#### INFORMATION PROVIDED ####
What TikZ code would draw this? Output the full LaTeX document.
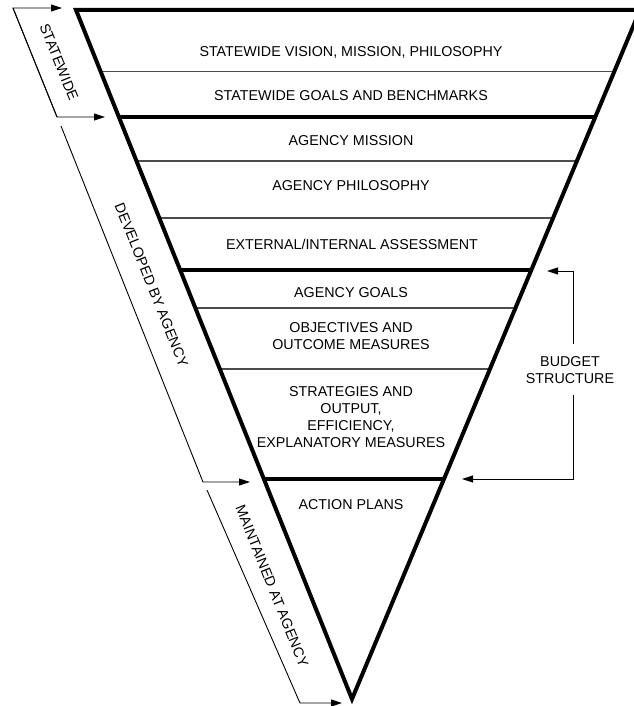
\documentclass[tikz,border=0pt]{standalone}
\usepackage{fontspec}
\setmainfont{Liberation Sans}
\usetikzlibrary{arrows.meta,calc}
\begin{document}
\begin{tikzpicture}[x={(1pt,0)},y={(0,-1pt)},
  lbl/.style={font=\fontsize{14.3}{17}\selectfont, inner sep=0pt, align=center},
  rowtxt/.style={lbl, anchor=base},
  rowblock/.style={lbl, anchor=north},
  sidetxt/.style={lbl, rotate=-68.13, anchor=center},
  thickdiv/.style={line width=3.3pt},
  thindiv/.style={line width=1.1pt, black!70},
  brk/.style={line width=0.9pt, black},
  brkarrow/.style={brk, -{Triangle[length=11pt,width=7pt]}}
]
\useasboundingbox (0,0) rectangle (633,706);
% triangle corners
\coordinate (A) at (76,10);
\coordinate (B) at (640,10);
\coordinate (C) at (352,699);
% dividers: t = (y-10)/689
\foreach \y/\s in {71.7/thindiv, 117/thickdiv, 161/thindiv, 218/thindiv, 270/thickdiv, 308/thindiv, 369/thindiv, 479/thickdiv} {
  \pgfmathsetmacro{\t}{(\y-10)/689}
  \draw[\s] ($(A)!\t!(C)$) -- ($(B)!\t!(C)$);
}
\draw[line width=4pt, line join=miter] (A) -- (B) -- (C) -- cycle;

% row texts
\node[rowtxt] (r1) at (351,56.7) {STATEWIDE VISION, MISSION, PHILOSOPHY};
\node[rowtxt] (r2) at (351,101) {STATEWIDE GOALS AND BENCHMARKS};
\node[rowtxt] (r3) at (351,146) {AGENCY MISSION};
\node[rowtxt] (r4) at (351,190) {AGENCY PHILOSOPHY};
\node[rowtxt] (r5) at (352,249) {EXTERNAL/INTERNAL ASSESSMENT};
\node[rowtxt] (r6) at (351,297.7) {AGENCY GOALS};
\node[rowblock] (r7) at (351,322) {OBJECTIVES AND\\OUTCOME MEASURES};
\node[rowblock] (r8) at (351,386.5) {STRATEGIES AND\\OUTPUT,\\EFFICIENCY,\\EXPLANATORY MEASURES};
\node[rowtxt] (r9) at (351,509) {ACTION PLANS};

% side labels
\node[sidetxt] (sw) at (59,62) {STATEWIDE};
\node[sidetxt] (dev) at (151.5,285) {DEVELOPED BY AGENCY};
\node[sidetxt] (mnt) at (272,586) {MAINTAINED AT AGENCY};

% statewide bracket
\coordinate (s1) at (13,8);
\coordinate (s2) at (57,117);
\coordinate (sa) at (62,8);
\coordinate (sb) at (105,117);
\draw[brkarrow] (s2) -- (s1) -- (sa);
\draw[brkarrow] (s1) -- (s2) -- (sb);
% developed bracket
\coordinate (d1) at (61,126);
\coordinate (d2) at (203,482);
\coordinate (db) at (250,482);
\draw[brkarrow] (d1) -- (d2) -- (db);
% maintained bracket
\coordinate (m1) at (207,490);
\coordinate (m2) at (300,703);
\coordinate (mb) at (342,703);
\draw[brkarrow] (m1) -- (m2) -- (mb);

% budget structure
\node[rowblock] (bud) at (570,356) {BUDGET\\STRUCTURE};
\coordinate (bt) at (573,271);
\coordinate (bta) at (547,271);
\coordinate (bb) at (573,479);
\coordinate (bba) at (462,479);
\draw[brkarrow] ([yshift=12pt]bud.north -| bt) -- (bt) -- (bta);
\draw[brkarrow] ([yshift=-11pt]bud.south -| bb) -- (bb) -- (bba);
\end{tikzpicture}
\end{document}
####
- THE EXERCISE -
Report the number of lines that contain "draw", with no other words.

- SOLUTION TO THIS PROBLEM -
9